THE INPUT.
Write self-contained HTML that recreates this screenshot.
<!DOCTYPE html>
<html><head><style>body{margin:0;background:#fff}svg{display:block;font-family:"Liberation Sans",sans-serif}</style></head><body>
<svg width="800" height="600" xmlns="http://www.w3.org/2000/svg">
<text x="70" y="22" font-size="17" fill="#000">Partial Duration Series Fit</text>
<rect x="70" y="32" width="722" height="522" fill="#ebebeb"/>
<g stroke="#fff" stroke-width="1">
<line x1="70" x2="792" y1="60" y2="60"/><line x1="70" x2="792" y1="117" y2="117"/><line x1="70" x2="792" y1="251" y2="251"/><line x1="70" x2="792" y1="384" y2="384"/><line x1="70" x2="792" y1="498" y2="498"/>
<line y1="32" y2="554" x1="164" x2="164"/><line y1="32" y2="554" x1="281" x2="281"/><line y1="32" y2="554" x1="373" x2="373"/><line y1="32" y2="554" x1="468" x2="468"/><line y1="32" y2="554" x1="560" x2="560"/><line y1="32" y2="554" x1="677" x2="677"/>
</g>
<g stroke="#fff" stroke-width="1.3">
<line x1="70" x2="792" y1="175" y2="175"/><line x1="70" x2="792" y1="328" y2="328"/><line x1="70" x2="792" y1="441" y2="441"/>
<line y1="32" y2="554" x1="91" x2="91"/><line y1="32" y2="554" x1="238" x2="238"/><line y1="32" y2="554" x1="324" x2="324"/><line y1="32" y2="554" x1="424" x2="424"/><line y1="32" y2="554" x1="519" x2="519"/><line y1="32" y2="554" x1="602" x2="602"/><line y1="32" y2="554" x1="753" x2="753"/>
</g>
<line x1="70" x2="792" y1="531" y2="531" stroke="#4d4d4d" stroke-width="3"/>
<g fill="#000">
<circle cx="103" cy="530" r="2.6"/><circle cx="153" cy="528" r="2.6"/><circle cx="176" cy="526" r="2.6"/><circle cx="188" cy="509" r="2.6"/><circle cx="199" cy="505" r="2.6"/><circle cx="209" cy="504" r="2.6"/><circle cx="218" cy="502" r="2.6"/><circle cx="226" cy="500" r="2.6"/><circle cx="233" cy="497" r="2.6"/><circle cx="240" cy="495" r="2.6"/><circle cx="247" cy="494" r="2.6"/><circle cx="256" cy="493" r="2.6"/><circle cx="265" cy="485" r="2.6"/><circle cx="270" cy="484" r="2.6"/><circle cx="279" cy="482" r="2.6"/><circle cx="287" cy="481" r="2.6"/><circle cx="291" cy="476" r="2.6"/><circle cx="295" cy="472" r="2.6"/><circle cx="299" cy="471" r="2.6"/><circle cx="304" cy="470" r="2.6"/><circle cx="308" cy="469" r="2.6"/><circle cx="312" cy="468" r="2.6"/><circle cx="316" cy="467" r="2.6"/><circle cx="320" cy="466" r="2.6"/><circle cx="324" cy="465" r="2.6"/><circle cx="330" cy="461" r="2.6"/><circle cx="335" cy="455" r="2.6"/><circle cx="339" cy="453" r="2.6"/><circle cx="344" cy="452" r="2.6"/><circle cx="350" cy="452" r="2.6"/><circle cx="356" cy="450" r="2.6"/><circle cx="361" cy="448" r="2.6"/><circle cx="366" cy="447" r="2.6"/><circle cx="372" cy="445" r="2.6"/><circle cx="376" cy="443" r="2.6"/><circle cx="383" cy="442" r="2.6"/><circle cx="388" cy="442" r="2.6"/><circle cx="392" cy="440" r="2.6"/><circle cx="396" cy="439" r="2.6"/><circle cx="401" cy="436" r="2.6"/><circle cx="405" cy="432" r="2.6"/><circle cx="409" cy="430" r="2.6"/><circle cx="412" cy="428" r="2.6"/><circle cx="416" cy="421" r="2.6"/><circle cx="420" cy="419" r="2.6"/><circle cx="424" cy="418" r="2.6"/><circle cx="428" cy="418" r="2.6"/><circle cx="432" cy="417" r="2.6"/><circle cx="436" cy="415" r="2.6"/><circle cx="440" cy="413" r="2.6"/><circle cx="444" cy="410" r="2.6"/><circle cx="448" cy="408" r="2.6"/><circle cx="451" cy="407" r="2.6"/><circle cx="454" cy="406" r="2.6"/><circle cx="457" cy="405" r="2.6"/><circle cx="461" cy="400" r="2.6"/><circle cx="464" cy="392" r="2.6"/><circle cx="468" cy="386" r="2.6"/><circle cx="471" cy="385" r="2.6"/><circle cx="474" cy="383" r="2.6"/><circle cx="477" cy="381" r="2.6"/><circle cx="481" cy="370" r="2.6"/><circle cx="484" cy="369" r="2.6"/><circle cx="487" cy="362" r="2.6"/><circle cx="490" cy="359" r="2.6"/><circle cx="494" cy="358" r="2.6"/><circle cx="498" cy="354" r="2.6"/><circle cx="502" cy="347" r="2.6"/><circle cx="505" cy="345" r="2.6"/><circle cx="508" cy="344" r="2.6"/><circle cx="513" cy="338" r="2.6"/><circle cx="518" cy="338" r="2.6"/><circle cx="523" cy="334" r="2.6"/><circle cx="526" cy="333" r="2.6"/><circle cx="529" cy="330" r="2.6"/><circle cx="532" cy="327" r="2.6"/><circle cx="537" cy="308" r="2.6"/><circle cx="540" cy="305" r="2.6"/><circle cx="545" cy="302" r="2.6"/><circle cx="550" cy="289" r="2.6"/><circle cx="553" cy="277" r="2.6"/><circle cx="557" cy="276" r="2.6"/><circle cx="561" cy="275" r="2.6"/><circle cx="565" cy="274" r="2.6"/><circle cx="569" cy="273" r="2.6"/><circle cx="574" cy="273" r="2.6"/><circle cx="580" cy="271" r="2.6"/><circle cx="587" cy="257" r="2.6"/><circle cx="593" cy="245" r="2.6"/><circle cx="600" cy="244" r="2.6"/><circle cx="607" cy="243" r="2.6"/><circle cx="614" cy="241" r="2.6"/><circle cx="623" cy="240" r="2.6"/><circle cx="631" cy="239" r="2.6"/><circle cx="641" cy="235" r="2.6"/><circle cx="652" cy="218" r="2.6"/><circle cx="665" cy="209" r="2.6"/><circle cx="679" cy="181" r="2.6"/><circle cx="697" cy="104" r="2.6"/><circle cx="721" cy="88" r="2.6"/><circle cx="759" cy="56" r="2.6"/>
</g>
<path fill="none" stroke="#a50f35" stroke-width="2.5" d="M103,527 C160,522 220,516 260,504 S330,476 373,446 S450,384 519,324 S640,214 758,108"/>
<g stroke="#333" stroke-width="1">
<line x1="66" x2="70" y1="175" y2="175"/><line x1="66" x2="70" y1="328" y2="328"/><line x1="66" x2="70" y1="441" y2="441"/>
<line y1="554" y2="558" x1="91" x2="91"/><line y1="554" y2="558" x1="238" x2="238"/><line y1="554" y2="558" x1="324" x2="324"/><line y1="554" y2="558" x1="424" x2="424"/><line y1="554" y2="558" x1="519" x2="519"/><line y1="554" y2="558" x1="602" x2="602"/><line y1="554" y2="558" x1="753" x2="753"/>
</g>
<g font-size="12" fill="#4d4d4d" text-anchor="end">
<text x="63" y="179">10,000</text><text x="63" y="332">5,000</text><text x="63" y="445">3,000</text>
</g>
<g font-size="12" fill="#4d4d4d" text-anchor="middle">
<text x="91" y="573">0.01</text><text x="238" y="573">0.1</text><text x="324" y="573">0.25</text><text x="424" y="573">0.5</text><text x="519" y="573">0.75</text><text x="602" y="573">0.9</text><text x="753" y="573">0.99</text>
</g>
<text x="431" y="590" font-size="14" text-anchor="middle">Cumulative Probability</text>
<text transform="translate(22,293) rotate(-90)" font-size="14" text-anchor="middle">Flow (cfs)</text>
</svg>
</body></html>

...

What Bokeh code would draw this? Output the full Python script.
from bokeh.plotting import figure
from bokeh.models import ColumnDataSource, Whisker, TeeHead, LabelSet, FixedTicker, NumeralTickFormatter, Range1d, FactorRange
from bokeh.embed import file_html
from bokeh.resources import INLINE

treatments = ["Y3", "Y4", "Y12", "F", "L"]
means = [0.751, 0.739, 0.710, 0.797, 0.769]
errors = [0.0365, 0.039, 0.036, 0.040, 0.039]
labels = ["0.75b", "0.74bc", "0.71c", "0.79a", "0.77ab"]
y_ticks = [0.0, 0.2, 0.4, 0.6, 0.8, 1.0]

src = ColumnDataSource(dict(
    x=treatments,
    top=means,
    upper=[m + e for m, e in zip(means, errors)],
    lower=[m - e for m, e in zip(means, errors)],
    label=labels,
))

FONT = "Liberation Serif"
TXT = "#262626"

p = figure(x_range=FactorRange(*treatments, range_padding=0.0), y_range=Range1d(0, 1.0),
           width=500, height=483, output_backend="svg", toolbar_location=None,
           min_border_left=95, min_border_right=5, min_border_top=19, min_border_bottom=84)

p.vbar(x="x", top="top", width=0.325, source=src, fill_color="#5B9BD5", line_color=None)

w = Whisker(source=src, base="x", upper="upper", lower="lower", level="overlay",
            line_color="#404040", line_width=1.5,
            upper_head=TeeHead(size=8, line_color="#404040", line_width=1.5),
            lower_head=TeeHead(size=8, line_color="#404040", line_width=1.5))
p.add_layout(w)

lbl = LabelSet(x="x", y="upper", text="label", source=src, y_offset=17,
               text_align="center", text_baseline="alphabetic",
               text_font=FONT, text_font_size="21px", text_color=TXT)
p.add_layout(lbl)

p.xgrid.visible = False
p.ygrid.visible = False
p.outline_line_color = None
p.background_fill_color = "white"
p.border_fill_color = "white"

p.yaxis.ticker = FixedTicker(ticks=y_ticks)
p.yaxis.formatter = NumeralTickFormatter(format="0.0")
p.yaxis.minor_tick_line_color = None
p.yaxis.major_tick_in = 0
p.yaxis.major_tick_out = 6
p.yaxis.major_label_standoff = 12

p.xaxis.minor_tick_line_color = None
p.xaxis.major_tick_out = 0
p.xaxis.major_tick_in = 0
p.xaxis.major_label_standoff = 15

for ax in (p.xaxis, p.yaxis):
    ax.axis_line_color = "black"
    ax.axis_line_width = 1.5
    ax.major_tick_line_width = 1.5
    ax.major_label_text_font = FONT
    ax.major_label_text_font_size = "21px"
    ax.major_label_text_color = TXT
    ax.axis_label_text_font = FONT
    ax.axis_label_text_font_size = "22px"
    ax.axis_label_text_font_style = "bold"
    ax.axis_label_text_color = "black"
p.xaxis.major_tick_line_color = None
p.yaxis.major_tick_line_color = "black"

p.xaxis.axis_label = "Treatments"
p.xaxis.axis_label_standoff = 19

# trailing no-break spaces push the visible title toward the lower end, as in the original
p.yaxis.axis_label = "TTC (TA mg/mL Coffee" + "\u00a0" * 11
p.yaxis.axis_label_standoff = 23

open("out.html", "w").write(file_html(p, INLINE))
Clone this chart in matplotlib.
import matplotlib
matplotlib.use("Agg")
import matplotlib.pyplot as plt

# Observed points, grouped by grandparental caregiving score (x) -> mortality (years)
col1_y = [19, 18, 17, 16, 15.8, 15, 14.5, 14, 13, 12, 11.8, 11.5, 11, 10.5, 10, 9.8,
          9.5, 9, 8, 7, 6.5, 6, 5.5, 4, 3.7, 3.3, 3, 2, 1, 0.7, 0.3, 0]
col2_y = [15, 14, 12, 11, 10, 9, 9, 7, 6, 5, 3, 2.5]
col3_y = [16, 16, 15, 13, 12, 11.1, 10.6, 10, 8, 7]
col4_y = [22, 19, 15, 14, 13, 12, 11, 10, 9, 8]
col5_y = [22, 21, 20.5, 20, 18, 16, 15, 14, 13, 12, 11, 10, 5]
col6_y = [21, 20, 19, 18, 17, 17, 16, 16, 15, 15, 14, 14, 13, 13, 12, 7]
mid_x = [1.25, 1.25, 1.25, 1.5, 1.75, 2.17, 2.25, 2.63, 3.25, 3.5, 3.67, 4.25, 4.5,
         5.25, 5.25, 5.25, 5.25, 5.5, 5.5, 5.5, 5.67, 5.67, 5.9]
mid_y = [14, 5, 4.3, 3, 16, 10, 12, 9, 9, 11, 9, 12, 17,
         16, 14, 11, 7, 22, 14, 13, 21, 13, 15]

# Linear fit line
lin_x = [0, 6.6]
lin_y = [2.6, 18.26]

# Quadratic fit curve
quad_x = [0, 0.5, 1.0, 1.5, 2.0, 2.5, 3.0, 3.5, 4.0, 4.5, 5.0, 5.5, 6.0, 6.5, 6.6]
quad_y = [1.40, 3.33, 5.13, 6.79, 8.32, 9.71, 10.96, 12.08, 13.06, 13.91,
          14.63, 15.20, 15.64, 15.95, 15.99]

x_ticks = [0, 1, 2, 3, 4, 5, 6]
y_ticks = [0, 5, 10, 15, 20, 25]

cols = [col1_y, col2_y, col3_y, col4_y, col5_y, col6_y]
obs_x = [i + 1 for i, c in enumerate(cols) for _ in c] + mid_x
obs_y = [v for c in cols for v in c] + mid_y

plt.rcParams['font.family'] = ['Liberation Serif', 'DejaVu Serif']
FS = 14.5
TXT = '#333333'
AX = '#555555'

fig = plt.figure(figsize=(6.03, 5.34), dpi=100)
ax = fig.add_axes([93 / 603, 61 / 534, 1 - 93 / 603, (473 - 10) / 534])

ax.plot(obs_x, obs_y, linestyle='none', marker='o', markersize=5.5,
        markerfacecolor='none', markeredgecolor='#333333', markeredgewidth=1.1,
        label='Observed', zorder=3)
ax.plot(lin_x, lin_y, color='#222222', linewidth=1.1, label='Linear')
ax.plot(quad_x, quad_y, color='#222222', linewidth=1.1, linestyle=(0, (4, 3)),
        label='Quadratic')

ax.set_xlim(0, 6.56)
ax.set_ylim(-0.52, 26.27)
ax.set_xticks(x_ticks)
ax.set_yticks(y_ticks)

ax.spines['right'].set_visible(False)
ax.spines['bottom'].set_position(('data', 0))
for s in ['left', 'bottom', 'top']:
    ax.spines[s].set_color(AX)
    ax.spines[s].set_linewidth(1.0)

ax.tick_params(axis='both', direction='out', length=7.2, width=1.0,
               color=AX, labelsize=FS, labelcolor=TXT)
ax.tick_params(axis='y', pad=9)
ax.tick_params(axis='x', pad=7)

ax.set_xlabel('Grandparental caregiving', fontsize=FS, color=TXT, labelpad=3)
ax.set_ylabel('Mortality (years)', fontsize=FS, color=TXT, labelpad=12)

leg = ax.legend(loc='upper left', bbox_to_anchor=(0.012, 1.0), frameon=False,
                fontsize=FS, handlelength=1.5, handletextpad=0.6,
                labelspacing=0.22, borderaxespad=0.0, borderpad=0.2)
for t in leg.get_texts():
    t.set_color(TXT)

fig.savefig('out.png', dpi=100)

==

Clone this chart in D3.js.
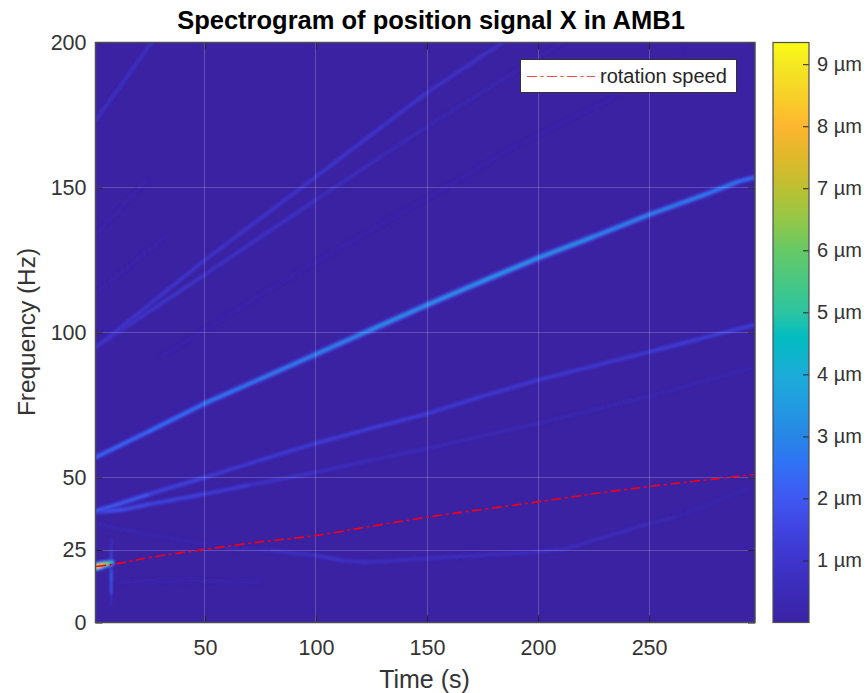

TASK TO COMPLETE. Your task is to repeat the lines from the one containing "Clone this chart in matplotlib." to the one containing "16, 14, 11, 7, 22, 14, 13, 21, 13, 15]", both lines included. Leave out every other line.

CORRECT ANSWER.
Clone this chart in matplotlib.
import matplotlib
matplotlib.use("Agg")
import matplotlib.pyplot as plt

# Observed points, grouped by grandparental caregiving score (x) -> mortality (years)
col1_y = [19, 18, 17, 16, 15.8, 15, 14.5, 14, 13, 12, 11.8, 11.5, 11, 10.5, 10, 9.8,
          9.5, 9, 8, 7, 6.5, 6, 5.5, 4, 3.7, 3.3, 3, 2, 1, 0.7, 0.3, 0]
col2_y = [15, 14, 12, 11, 10, 9, 9, 7, 6, 5, 3, 2.5]
col3_y = [16, 16, 15, 13, 12, 11.1, 10.6, 10, 8, 7]
col4_y = [22, 19, 15, 14, 13, 12, 11, 10, 9, 8]
col5_y = [22, 21, 20.5, 20, 18, 16, 15, 14, 13, 12, 11, 10, 5]
col6_y = [21, 20, 19, 18, 17, 17, 16, 16, 15, 15, 14, 14, 13, 13, 12, 7]
mid_x = [1.25, 1.25, 1.25, 1.5, 1.75, 2.17, 2.25, 2.63, 3.25, 3.5, 3.67, 4.25, 4.5,
         5.25, 5.25, 5.25, 5.25, 5.5, 5.5, 5.5, 5.67, 5.67, 5.9]
mid_y = [14, 5, 4.3, 3, 16, 10, 12, 9, 9, 11, 9, 12, 17,
         16, 14, 11, 7, 22, 14, 13, 21, 13, 15]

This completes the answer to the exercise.